William Strickland was a noted architect and civil engineer in Philadelphia, Pennsylvania; and Nashville, Tennessee.
Background
William was born of humble parents in Philadelphia, Pennsylvania, United States probably in 1787. His father, John, was a carpenter who during William's boyhood worked for Benjamin H. Latrobe, and through this connection the son came to the notice of Latrobe, from whom he received his professional training.
Education
He received his professional training from Latrobe.
Career
In 1807 William accompanied his father to New York, where the latter was engaged in the remodeling of the Park Theatre, and here learned something of scene painting. Upon his return to Philadelphia, finding at the moment little demand for his services as an architect, he set himself up "as a sort of artist in general", selling landscapes when he could, painting scenery, making designs for carpenters and plasterers.
He became a competent engraver and aquatinter, executed a number of plates for the Port Folio and the Analectic Magazine - chiefly dealing with scenes and episodes of the War of 1812 - and made fourteen engravings from the drawings of David Porter to illustrate Porter's Journal of a Cruise Made to the Pacific Ocean 1812, 1813, and 1814.
He was not an educated man in any formal sense, but by nature he was endowed with a remarkable visual memory, good reasoning powers, and a skilful hand. That he was one of those men who can undertake successfully almost any kind of work is evidenced by his varied achievements in the fields of architecture and engineering. In the former field, he is remembered as an outstanding exponent of the Greek Revival in America, which had its first monument in the Bank of Pennsylvania, designed by his preceptor, Latrobe.

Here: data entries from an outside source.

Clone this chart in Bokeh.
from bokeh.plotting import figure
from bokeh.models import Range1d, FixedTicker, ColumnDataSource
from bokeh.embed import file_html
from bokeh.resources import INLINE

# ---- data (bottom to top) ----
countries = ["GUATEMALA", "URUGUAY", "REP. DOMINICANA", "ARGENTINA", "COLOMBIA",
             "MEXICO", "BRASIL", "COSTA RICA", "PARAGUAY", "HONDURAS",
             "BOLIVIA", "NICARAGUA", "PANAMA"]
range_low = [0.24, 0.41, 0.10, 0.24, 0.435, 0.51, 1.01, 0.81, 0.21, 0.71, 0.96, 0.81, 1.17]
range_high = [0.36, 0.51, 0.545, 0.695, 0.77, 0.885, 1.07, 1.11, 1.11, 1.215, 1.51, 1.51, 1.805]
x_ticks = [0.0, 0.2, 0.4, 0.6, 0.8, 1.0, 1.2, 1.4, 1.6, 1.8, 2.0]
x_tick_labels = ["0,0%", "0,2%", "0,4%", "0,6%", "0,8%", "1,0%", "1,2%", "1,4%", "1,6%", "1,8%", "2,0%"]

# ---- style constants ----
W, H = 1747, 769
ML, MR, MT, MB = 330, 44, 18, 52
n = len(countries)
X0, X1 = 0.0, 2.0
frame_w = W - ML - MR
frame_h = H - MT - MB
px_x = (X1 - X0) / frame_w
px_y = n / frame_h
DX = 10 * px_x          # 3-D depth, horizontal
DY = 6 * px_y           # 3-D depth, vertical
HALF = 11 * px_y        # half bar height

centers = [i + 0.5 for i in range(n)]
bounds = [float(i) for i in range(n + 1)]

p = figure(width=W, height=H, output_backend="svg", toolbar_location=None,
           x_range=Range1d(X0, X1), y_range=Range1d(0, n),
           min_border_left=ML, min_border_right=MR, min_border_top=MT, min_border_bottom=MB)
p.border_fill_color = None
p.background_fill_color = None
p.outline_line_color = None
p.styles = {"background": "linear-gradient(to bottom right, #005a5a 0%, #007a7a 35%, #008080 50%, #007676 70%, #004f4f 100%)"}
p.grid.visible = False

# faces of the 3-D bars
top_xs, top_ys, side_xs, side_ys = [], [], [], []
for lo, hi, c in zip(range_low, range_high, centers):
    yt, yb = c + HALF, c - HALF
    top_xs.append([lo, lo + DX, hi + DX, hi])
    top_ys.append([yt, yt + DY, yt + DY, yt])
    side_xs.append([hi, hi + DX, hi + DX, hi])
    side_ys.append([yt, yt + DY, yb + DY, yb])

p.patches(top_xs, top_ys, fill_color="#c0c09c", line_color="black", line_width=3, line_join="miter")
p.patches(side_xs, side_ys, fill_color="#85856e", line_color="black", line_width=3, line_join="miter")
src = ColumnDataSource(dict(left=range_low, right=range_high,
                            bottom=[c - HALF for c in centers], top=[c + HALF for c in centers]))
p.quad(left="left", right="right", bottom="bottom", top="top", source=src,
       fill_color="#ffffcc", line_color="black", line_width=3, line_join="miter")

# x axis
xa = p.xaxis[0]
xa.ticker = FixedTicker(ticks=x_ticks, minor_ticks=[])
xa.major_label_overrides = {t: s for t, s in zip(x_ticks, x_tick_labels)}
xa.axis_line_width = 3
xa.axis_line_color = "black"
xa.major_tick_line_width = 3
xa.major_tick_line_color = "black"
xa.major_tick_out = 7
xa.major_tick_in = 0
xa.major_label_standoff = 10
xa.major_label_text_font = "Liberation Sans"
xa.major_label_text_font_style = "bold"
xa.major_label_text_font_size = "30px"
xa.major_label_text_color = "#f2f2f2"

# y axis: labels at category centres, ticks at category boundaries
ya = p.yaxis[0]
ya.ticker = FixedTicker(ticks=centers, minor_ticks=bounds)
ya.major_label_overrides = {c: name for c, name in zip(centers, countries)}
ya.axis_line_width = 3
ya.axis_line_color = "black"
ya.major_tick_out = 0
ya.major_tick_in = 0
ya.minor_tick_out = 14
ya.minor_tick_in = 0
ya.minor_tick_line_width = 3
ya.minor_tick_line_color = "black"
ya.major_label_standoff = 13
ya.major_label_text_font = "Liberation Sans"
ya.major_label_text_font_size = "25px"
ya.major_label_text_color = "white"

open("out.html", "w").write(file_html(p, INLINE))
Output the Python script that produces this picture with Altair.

Judge John Kintzing Kane, who delivered an obituary oration on Strickland before the American Philosophical Society, which had elected him to membership in 1820, characterized his taste as disciplined in the severe harmonies of Grecian architecture, adding that he became a purist in art as he grew older, caring less and less for decoration.

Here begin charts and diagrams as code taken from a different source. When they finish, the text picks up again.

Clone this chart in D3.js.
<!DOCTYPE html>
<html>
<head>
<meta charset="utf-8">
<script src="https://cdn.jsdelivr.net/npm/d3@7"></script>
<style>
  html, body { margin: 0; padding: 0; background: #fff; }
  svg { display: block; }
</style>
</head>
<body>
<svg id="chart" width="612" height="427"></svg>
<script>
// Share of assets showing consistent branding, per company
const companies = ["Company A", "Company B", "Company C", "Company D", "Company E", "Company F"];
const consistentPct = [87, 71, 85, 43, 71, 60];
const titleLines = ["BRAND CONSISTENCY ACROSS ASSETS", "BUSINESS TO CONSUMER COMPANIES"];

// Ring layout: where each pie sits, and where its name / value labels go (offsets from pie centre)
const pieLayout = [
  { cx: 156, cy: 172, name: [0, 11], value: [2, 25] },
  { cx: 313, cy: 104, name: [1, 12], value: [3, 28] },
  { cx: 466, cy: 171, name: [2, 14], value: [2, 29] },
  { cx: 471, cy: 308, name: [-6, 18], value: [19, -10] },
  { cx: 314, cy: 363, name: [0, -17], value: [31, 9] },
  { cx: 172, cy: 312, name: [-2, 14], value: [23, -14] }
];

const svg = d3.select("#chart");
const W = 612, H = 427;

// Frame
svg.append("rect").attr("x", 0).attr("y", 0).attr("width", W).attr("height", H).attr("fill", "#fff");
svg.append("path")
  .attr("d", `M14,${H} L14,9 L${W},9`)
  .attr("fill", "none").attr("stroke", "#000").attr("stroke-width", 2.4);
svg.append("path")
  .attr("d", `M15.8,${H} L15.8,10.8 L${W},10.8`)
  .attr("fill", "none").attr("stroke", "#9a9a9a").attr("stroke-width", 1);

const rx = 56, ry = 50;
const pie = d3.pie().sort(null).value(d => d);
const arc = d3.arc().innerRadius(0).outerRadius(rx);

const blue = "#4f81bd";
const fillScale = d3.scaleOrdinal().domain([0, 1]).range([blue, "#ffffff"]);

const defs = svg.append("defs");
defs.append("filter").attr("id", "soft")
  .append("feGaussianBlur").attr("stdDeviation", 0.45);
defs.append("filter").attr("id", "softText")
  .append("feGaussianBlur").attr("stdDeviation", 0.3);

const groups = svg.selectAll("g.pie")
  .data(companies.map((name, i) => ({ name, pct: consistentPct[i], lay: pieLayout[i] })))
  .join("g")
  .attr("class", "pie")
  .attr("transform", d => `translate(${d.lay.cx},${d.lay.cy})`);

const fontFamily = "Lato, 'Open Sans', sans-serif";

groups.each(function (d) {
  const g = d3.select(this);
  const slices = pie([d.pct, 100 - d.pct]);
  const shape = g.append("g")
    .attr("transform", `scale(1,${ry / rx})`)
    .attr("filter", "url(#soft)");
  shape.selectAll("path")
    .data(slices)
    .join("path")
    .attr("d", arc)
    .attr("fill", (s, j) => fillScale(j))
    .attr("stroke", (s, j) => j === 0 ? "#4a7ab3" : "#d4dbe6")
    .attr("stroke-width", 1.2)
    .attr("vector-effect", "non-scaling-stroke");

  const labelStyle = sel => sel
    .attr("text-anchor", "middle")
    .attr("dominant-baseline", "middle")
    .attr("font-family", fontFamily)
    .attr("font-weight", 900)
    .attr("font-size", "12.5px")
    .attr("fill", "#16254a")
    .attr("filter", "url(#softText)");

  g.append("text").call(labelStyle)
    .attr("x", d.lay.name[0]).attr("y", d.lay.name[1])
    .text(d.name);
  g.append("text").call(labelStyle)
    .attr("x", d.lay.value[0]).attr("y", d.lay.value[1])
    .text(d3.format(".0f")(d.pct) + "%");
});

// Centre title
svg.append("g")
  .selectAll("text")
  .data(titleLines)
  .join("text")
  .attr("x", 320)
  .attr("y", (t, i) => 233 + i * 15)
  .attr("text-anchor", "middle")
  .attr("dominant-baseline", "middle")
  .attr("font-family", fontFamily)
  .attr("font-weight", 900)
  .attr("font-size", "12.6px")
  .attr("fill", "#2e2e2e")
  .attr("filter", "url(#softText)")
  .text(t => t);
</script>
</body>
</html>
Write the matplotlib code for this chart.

This fact is illustrated by the contrast between his first building, the Masonic Temple, Philadelphia (so-called Gothic, 1810), and his later, coldly severe, Custom House, still standing. The latter, built for the Bank of the United States and completed in 1824, was modeled on the Parthenon. Strickland had a more graceful side, however, which appears in his Merchants' Exchange (1834), likewise in Philadelphia. This delightful building is unique because of its colonnade curved on plan, and because it is crowned with a copy of the Choragic Monument of Lysicrates. Colonial and early Federal architecture, harking back to Rome by way of England, France, and the Italian Renaissance, was committed to domes, but the Greek Revivalists could not use the dome, that most precious property of their predecessors, because there was no precedent for it in Greek architecture. Strickland substituted the Monument of Lysicrates, and has been called the inventor of this happy expedient. Among his other Philadelphia buildings were the first United States Custom House (1819), the New Chestnut Street Theatre (1822), St. Stephen's Church, a Jewish synagogue, the Friends' Lunatic Asylum, the United States Naval Asylum (1827), and the United States Mint (1829). In 1828 he designed a restoration, in wood, of the original steeple of the State House (Independence Hall); he designed the marble sarcophagus of Washington at Mount Vernon and certain alterations in Washington's tomb (1837), and at the time of his death was engaged on the Tennessee capitol, Nashville, beneath which distinguished work of the period he was buried. Concurrently with his architectural work, he was engaged in numerous significant engineering enterprises.
In 1824 he made a reconnaissance for the Chesapeake and Delaware Canal.
His view was considered altogether too impracticable for the Society to accept, and accordingly Judge Kane rewrote the last paragraphs of Strickland's report before publication.
Upon his return to the United States, Strickland became engineer for the Pennsylvania State Canal. He designed and built the Delaware Breakwater, begun in 1829, for the United States government, and in 1835 he made the survey for a railroad between Wilmington, Delaware, and the Susquehanna River.
He was subsequently one of the editors of Public Works of the United States of America (London, 1841). He died in 1854.
Membership
He became a member of the American Philosophical Society in 1820.
Personality
He was not an educated man in any formal sense, but by nature he was endowed with a remarkable visual memory, good reasoning powers, and a skilful hand.